◆ **Instruction**
Begin with the line containing "Reproduce this chart with Chart.js." and end with the line containing "const paintOrder = [4, 5, 6, 7, 3, 2, 1, 0];". Give those lines again exactly, leaving out the images.

───── Stored rows

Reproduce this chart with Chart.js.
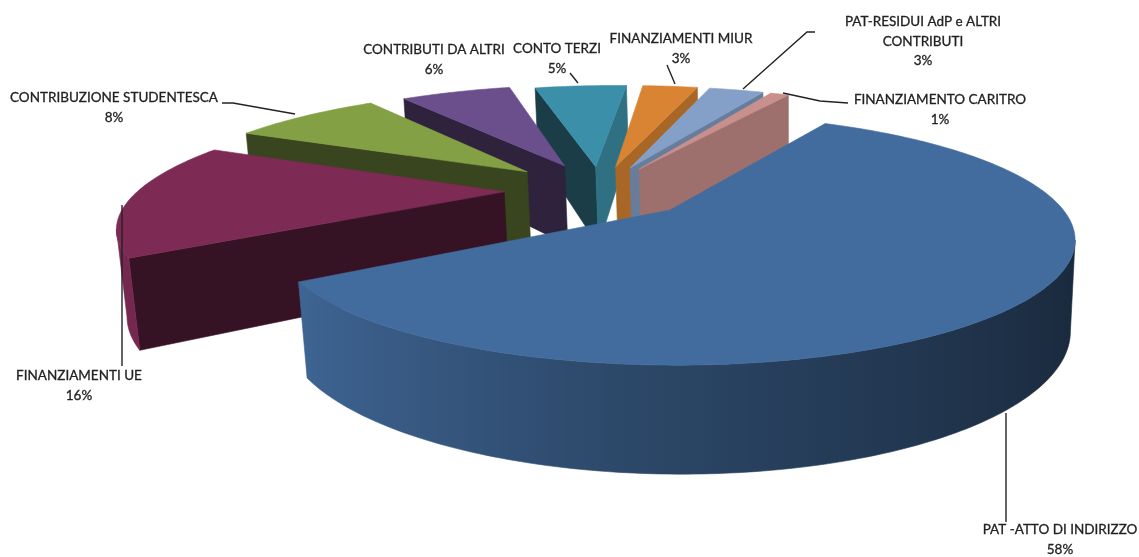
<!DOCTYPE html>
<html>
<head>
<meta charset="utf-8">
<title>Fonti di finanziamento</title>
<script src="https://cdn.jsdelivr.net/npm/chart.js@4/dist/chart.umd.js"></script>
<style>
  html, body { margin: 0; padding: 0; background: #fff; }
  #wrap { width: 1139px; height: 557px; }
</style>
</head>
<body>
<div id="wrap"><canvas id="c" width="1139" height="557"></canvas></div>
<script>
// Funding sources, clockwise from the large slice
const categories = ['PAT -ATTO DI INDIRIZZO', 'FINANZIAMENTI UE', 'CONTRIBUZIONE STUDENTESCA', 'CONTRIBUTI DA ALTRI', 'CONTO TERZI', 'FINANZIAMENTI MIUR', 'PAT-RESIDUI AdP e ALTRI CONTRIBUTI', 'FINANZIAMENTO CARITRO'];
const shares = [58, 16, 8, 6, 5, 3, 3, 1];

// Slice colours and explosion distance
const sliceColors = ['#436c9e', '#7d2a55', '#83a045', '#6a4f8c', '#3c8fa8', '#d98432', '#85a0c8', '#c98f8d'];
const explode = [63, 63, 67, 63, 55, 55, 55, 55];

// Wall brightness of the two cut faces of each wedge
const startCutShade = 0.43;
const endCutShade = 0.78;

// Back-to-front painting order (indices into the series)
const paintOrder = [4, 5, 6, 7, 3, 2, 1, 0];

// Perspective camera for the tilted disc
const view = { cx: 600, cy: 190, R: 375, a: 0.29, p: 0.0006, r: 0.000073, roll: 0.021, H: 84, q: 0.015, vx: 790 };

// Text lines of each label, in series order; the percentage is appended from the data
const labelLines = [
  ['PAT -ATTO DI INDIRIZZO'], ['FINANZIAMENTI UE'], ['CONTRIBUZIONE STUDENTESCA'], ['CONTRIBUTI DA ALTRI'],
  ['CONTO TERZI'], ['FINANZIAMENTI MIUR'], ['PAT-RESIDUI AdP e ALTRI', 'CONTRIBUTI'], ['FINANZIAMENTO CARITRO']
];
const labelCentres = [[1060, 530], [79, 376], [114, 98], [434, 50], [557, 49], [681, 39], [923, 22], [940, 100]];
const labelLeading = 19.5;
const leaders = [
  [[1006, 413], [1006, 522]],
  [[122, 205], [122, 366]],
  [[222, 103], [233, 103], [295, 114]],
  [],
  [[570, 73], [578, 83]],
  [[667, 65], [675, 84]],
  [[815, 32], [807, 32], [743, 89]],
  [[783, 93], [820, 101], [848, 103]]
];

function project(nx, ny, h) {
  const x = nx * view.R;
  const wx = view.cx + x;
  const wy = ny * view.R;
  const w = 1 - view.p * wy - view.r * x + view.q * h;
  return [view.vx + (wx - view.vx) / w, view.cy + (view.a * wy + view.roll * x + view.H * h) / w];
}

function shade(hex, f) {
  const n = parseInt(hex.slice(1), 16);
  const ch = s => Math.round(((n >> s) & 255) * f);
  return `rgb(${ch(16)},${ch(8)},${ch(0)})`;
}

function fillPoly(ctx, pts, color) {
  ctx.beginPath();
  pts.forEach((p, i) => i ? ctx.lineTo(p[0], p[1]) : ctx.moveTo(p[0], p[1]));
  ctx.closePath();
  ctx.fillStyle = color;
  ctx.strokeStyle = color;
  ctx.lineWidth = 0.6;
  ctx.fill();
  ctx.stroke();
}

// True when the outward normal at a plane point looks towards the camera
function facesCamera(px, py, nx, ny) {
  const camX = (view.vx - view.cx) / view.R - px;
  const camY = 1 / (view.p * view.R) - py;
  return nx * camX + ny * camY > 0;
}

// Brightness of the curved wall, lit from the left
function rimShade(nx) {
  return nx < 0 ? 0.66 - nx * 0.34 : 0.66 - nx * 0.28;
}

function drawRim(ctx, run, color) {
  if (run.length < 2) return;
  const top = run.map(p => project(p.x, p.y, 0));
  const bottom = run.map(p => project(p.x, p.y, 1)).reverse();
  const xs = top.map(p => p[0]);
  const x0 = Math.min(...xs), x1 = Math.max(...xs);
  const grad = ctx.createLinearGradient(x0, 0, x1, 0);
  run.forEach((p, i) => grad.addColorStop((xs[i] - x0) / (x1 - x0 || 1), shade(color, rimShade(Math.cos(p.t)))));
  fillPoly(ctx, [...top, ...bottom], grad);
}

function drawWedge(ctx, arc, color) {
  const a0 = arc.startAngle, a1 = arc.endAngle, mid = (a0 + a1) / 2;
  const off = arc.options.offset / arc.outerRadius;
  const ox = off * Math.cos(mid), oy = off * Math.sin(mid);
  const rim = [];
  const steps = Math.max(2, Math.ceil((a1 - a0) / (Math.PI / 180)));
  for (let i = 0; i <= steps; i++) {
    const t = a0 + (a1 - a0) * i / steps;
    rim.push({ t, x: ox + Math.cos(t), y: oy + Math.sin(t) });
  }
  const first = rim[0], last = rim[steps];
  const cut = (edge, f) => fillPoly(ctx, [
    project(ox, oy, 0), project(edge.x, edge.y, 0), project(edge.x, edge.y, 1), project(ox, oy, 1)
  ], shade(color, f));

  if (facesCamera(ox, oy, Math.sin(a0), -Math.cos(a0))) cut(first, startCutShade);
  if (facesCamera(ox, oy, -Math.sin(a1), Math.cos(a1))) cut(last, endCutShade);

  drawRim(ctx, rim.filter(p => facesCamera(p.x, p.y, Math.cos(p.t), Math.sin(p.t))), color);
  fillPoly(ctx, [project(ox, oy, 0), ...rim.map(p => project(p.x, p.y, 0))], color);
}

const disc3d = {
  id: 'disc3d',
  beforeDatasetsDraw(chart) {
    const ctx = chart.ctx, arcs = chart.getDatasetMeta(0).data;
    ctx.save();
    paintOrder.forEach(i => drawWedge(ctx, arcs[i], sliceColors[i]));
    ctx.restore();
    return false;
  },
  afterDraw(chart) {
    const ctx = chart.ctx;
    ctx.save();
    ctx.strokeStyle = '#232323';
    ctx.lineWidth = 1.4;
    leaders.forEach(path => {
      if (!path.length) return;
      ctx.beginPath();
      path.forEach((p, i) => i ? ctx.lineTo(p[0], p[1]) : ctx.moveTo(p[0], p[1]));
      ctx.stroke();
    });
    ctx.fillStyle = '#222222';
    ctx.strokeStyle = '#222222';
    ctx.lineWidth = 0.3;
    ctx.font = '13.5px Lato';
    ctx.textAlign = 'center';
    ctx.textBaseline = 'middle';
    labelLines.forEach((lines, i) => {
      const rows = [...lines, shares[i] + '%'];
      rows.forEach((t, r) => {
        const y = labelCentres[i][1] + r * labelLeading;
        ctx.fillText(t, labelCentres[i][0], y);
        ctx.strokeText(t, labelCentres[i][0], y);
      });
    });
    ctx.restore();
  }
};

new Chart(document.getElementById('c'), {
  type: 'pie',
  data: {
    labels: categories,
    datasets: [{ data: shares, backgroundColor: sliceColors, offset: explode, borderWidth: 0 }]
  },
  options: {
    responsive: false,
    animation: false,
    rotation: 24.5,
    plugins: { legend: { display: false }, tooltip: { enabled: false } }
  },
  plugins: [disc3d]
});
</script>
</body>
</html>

──────────
───── Stored rows

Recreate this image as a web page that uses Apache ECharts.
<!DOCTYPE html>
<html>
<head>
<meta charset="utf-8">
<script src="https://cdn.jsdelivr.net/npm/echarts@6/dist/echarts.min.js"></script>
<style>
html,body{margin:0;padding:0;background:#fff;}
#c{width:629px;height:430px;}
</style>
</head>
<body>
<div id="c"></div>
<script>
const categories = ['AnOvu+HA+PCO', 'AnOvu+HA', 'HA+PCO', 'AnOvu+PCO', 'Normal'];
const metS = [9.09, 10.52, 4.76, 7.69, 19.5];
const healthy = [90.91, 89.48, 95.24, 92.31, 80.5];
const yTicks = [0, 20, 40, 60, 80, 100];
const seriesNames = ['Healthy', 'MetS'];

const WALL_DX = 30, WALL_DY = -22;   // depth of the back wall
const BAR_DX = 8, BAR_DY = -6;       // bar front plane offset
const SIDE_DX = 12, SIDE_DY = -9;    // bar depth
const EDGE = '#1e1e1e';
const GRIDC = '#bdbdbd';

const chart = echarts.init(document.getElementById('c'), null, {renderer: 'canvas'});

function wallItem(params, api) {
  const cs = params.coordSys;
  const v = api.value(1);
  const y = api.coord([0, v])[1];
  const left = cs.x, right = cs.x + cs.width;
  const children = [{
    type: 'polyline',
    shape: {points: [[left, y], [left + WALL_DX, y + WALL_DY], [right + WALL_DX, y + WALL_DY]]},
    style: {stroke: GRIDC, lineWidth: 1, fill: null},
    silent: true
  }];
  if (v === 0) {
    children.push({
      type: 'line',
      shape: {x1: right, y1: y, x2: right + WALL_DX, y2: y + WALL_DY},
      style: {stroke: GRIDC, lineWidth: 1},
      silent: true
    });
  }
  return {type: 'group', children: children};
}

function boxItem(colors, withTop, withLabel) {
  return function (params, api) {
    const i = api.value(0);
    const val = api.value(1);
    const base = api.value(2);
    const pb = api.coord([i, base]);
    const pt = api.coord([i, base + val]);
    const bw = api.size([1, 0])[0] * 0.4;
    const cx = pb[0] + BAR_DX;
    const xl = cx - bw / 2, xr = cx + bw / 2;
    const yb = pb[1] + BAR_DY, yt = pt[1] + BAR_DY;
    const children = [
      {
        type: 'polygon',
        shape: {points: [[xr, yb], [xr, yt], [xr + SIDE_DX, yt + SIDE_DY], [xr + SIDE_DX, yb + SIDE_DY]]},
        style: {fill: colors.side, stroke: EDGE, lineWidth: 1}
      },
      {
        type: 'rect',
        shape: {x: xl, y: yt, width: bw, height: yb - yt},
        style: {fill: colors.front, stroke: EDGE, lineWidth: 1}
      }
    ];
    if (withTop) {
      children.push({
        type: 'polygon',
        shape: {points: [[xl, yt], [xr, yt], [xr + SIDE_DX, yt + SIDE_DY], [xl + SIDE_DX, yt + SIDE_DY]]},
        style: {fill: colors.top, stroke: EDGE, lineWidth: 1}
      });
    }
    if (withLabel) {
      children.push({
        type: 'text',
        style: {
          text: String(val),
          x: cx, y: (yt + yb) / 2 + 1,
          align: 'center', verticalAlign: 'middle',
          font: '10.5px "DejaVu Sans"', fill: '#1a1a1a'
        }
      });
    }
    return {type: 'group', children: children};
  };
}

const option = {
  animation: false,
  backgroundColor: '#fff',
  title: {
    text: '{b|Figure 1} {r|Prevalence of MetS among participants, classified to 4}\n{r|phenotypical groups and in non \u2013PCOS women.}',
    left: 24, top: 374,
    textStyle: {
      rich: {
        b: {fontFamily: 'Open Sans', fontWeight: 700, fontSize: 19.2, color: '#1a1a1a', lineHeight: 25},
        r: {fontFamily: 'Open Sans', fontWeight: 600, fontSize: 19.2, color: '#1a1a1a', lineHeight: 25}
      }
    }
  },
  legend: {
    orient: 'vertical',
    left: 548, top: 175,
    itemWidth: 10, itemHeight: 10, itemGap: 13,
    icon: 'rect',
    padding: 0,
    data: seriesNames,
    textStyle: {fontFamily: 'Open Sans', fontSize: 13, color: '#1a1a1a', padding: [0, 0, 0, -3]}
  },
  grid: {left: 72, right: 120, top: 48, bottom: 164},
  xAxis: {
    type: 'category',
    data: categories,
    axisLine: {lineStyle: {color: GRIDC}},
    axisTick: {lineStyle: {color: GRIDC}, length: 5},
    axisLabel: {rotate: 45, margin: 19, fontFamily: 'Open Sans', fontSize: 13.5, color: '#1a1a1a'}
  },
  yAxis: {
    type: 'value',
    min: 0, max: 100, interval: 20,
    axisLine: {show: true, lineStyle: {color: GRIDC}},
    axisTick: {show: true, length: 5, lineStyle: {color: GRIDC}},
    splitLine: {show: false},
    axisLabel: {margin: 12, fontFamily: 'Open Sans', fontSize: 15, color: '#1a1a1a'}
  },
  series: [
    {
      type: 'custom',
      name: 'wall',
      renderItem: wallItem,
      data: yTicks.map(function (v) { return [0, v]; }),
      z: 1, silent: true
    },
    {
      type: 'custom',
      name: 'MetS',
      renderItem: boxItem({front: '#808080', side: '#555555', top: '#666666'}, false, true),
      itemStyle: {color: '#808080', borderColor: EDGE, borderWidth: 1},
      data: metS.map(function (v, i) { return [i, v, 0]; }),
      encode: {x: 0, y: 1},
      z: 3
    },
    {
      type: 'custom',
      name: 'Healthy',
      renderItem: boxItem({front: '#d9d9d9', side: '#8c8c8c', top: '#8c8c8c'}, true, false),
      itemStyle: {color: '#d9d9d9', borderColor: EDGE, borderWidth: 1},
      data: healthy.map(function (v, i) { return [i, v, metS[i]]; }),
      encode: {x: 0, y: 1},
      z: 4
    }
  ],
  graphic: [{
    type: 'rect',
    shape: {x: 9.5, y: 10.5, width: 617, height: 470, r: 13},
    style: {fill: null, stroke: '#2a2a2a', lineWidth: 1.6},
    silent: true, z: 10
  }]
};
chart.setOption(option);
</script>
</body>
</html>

──────────
───── Stored rows

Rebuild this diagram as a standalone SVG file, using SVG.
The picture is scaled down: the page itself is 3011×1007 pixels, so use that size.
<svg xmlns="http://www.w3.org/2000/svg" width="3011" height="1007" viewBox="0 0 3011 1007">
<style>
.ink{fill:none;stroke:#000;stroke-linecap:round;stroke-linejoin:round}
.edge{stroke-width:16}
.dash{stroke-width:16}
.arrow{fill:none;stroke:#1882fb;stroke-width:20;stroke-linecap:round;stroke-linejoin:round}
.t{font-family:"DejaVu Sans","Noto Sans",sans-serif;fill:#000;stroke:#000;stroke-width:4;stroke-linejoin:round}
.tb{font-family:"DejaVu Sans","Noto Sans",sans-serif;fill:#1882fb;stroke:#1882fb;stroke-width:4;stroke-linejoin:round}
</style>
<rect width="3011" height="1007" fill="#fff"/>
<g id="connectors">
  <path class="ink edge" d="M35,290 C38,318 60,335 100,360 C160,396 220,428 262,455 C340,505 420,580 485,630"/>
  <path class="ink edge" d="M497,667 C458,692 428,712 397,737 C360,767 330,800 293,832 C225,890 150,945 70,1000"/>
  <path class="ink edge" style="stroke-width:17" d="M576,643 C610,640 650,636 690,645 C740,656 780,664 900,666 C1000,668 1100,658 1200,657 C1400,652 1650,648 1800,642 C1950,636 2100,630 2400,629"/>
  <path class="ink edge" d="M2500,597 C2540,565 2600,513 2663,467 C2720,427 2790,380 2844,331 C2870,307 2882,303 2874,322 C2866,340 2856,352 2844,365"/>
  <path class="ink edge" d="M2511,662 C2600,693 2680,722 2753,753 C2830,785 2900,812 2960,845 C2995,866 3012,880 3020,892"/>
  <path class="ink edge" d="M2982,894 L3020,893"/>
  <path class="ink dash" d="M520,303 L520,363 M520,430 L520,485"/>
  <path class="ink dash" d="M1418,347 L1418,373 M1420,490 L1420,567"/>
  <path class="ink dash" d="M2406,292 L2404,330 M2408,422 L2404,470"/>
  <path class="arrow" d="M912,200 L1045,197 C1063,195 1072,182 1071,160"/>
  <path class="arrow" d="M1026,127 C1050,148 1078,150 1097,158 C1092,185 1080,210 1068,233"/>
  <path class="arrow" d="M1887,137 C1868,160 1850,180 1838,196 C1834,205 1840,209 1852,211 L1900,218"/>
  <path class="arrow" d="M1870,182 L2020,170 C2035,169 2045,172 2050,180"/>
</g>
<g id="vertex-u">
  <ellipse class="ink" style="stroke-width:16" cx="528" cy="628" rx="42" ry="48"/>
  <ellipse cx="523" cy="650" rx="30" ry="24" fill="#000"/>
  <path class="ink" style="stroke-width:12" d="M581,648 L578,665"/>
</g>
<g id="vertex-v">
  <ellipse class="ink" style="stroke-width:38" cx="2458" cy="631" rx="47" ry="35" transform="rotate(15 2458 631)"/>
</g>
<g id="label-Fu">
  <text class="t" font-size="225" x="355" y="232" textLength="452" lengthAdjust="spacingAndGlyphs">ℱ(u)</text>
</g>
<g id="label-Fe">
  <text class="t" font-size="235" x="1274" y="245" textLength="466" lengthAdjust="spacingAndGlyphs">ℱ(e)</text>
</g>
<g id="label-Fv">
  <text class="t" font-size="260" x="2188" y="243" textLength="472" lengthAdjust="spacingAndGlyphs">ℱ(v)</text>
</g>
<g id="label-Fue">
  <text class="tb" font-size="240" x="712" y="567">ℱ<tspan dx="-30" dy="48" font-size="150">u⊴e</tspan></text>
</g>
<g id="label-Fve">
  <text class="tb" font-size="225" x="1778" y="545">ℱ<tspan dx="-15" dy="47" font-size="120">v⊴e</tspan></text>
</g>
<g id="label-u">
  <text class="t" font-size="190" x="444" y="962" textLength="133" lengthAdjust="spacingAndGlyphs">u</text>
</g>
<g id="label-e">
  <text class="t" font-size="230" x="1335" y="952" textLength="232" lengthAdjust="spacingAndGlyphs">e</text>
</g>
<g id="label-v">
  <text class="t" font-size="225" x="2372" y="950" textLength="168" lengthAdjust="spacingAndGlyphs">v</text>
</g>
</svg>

──────────

◆ **Written answer**
Reproduce this chart with Chart.js.
<!DOCTYPE html>
<html>
<head>
<meta charset="utf-8">
<title>Fonti di finanziamento</title>
<script src="https://cdn.jsdelivr.net/npm/chart.js@4/dist/chart.umd.js"></script>
<style>
  html, body { margin: 0; padding: 0; background: #fff; }
  #wrap { width: 1139px; height: 557px; }
</style>
</head>
<body>
<div id="wrap"><canvas id="c" width="1139" height="557"></canvas></div>
<script>
// Funding sources, clockwise from the large slice
const categories = ['PAT -ATTO DI INDIRIZZO', 'FINANZIAMENTI UE', 'CONTRIBUZIONE STUDENTESCA', 'CONTRIBUTI DA ALTRI', 'CONTO TERZI', 'FINANZIAMENTI MIUR', 'PAT-RESIDUI AdP e ALTRI CONTRIBUTI', 'FINANZIAMENTO CARITRO'];
const shares = [58, 16, 8, 6, 5, 3, 3, 1];

// Slice colours and explosion distance
const sliceColors = ['#436c9e', '#7d2a55', '#83a045', '#6a4f8c', '#3c8fa8', '#d98432', '#85a0c8', '#c98f8d'];
const explode = [63, 63, 67, 63, 55, 55, 55, 55];

// Wall brightness of the two cut faces of each wedge
const startCutShade = 0.43;
const endCutShade = 0.78;

// Back-to-front painting order (indices into the series)
const paintOrder = [4, 5, 6, 7, 3, 2, 1, 0];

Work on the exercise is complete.